#### Set task
Every line below that contains "image" is to be copied.

Records from a collection:
= = = = =

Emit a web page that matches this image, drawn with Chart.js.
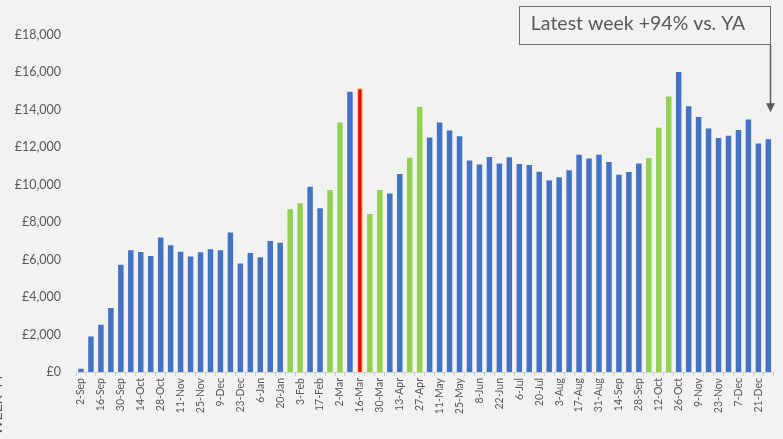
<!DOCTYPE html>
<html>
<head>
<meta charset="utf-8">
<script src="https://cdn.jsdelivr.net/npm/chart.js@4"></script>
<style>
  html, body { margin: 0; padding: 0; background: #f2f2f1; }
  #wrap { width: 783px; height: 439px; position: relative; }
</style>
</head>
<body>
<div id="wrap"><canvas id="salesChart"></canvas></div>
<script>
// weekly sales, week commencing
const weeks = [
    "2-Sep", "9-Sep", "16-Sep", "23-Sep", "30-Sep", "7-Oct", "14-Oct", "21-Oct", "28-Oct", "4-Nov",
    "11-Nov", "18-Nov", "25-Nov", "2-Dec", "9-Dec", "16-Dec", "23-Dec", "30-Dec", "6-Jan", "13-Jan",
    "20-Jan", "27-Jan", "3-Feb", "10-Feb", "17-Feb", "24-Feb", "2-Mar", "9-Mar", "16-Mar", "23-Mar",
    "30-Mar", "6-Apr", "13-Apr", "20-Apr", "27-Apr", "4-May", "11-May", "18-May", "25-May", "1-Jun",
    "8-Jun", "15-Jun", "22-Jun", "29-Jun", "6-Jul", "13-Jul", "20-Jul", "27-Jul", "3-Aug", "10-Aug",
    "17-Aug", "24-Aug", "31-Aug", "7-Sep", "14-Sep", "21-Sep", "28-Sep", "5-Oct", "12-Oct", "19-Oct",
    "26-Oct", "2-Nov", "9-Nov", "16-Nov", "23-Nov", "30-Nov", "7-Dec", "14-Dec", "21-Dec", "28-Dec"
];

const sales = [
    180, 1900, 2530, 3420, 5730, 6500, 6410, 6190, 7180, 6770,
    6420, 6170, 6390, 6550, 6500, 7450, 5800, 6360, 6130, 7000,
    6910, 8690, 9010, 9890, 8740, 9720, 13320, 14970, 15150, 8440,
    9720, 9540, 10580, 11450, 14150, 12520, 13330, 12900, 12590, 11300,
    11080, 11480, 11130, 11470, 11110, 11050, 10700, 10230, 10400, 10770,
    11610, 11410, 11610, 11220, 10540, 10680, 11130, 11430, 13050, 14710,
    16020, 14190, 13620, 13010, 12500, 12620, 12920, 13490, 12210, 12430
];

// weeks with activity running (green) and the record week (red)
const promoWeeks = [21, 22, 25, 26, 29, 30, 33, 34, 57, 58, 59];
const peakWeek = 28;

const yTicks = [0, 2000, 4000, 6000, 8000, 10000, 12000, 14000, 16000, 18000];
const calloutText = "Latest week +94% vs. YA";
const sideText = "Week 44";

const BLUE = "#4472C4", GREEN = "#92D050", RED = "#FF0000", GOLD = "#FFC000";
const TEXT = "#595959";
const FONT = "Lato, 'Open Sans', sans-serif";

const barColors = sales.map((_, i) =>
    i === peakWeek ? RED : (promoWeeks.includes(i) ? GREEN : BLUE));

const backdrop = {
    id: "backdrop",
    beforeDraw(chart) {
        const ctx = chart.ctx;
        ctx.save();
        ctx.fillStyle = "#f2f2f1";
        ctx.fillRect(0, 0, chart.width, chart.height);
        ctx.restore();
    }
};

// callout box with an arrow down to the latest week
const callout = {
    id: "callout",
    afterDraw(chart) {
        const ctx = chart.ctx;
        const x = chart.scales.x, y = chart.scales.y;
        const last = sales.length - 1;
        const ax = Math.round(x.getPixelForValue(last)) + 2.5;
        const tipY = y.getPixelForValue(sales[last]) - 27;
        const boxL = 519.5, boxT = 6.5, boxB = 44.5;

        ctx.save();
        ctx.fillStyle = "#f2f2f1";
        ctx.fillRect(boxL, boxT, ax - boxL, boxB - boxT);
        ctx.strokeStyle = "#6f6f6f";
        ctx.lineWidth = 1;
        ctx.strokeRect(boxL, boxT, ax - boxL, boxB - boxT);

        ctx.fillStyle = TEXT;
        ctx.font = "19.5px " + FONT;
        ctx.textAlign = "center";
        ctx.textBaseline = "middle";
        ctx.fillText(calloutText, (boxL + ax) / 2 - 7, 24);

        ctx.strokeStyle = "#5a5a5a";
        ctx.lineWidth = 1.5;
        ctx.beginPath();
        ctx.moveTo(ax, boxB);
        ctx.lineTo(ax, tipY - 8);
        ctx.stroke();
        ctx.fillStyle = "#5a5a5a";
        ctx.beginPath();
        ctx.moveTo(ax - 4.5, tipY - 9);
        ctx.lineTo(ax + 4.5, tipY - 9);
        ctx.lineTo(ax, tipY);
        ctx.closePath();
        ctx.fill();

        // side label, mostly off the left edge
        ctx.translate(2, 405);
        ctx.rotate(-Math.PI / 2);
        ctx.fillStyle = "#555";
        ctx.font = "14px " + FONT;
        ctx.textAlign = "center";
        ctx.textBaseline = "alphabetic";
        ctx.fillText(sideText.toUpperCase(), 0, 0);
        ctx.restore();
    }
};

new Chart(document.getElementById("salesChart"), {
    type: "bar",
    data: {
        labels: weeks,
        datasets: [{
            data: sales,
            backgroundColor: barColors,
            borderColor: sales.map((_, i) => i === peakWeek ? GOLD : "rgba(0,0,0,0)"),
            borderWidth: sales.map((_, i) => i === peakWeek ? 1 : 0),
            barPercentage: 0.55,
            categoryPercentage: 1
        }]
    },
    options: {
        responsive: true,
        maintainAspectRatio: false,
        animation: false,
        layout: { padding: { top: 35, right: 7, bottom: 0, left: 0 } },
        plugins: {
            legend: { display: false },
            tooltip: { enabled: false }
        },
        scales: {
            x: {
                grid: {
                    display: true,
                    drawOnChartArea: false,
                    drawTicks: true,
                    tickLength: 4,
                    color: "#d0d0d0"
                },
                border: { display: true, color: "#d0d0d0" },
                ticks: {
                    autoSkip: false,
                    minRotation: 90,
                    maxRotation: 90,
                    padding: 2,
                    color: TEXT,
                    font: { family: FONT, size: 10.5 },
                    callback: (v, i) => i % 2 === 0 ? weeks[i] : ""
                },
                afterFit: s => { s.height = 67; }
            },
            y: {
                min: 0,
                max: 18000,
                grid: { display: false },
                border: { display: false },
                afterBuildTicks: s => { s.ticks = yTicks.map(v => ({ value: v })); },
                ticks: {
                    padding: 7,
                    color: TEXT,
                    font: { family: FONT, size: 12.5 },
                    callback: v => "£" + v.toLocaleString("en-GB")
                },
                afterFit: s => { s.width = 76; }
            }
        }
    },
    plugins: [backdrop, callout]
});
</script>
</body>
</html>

= = = = =

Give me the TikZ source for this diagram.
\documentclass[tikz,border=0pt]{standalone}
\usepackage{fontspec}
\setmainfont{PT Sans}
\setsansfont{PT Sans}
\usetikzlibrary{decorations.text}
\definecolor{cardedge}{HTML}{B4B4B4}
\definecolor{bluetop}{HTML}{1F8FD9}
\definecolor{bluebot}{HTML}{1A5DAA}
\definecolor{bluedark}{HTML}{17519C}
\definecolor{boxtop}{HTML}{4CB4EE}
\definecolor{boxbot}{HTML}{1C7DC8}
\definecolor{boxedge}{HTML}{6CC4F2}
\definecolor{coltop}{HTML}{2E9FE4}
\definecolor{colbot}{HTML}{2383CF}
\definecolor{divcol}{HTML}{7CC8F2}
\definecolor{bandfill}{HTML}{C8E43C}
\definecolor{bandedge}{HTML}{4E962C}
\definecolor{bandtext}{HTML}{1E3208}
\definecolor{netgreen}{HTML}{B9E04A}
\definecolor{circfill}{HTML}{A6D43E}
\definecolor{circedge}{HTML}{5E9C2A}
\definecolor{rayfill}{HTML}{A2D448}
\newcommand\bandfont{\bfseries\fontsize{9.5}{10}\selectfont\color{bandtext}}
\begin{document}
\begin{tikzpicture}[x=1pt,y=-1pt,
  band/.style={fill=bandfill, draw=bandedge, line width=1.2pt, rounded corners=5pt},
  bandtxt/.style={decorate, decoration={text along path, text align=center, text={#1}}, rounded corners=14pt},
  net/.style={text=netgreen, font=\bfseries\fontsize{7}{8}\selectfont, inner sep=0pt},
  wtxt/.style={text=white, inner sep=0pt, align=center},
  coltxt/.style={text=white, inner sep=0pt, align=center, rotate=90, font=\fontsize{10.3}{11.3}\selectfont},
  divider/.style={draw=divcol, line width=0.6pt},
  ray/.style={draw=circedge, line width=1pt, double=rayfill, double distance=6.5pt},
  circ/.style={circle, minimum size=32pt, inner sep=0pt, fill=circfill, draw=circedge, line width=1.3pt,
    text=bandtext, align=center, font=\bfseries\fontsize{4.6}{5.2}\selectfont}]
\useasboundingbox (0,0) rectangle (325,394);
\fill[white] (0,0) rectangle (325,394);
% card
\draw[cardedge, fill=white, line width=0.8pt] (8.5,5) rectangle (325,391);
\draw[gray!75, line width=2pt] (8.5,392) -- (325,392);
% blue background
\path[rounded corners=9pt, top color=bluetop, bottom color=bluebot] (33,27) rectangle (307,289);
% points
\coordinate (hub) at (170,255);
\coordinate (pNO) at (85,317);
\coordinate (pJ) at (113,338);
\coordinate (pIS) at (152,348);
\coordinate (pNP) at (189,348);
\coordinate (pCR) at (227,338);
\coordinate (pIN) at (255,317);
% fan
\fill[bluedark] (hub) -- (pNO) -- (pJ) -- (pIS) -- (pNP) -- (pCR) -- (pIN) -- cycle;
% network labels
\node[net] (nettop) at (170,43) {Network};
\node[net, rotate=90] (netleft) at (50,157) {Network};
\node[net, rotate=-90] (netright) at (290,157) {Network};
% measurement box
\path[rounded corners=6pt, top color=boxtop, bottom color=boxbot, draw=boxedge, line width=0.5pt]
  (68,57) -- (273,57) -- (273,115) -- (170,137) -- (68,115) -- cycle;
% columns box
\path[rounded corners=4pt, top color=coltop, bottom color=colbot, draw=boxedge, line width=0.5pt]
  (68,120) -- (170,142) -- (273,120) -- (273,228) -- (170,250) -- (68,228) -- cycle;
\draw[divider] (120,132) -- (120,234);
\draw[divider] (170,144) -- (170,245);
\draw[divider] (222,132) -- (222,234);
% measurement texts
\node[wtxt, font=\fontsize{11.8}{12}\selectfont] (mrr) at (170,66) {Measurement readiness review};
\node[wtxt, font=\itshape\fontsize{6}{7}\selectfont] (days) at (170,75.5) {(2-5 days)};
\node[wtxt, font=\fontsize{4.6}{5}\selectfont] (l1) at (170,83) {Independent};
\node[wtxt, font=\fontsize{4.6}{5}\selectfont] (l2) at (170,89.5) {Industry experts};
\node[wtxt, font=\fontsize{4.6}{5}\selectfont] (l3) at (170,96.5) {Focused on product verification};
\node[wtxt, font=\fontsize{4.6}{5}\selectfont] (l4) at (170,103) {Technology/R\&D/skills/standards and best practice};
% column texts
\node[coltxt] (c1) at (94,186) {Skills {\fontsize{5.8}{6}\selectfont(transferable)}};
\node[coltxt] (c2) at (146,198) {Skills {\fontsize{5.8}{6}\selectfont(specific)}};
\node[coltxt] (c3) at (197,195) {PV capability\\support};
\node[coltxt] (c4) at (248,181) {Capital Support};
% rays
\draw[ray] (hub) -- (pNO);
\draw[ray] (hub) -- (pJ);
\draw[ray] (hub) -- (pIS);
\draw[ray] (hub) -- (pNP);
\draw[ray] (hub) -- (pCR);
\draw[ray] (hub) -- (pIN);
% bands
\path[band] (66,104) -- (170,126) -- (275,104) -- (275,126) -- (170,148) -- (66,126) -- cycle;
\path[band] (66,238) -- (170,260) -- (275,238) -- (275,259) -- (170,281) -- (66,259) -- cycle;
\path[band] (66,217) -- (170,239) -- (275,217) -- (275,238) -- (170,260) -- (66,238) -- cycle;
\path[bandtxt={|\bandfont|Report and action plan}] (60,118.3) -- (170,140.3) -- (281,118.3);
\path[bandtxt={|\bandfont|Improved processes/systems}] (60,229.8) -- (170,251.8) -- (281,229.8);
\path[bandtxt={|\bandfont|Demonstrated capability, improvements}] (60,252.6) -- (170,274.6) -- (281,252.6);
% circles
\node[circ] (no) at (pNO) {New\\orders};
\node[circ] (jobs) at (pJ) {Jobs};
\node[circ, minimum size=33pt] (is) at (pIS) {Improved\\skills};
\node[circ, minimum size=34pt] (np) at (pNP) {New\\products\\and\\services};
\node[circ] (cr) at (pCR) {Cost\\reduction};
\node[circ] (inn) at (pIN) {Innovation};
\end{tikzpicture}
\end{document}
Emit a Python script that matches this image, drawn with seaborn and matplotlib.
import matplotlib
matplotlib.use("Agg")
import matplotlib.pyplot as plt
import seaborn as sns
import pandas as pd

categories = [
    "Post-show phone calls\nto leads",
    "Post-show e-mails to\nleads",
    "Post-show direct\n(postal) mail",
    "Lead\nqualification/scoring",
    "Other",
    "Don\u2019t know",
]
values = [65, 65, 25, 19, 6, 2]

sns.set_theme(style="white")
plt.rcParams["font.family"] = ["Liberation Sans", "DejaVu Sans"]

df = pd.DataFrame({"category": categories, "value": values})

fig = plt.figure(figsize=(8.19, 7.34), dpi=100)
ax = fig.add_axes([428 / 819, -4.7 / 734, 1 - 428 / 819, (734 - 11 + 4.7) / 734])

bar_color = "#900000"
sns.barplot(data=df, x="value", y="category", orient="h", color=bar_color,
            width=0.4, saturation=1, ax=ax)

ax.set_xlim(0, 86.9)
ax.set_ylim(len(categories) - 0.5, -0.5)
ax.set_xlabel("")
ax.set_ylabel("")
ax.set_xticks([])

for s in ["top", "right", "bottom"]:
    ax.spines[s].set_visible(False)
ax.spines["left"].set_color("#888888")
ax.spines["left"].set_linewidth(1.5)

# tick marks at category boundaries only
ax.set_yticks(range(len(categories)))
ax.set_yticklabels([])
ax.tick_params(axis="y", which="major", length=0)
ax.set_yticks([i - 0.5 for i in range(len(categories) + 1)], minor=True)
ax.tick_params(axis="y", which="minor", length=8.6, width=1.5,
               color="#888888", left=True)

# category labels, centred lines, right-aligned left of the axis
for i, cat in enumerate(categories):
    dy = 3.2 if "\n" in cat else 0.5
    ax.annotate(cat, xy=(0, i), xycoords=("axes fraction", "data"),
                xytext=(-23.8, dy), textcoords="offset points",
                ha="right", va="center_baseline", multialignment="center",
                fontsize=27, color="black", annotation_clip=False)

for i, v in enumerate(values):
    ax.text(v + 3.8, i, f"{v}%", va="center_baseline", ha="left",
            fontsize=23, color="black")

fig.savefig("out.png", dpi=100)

= = = = =

#### Written solution
Emit a web page that matches this image, drawn with Chart.js.
Emit a Python script that matches this image, drawn with seaborn and matplotlib.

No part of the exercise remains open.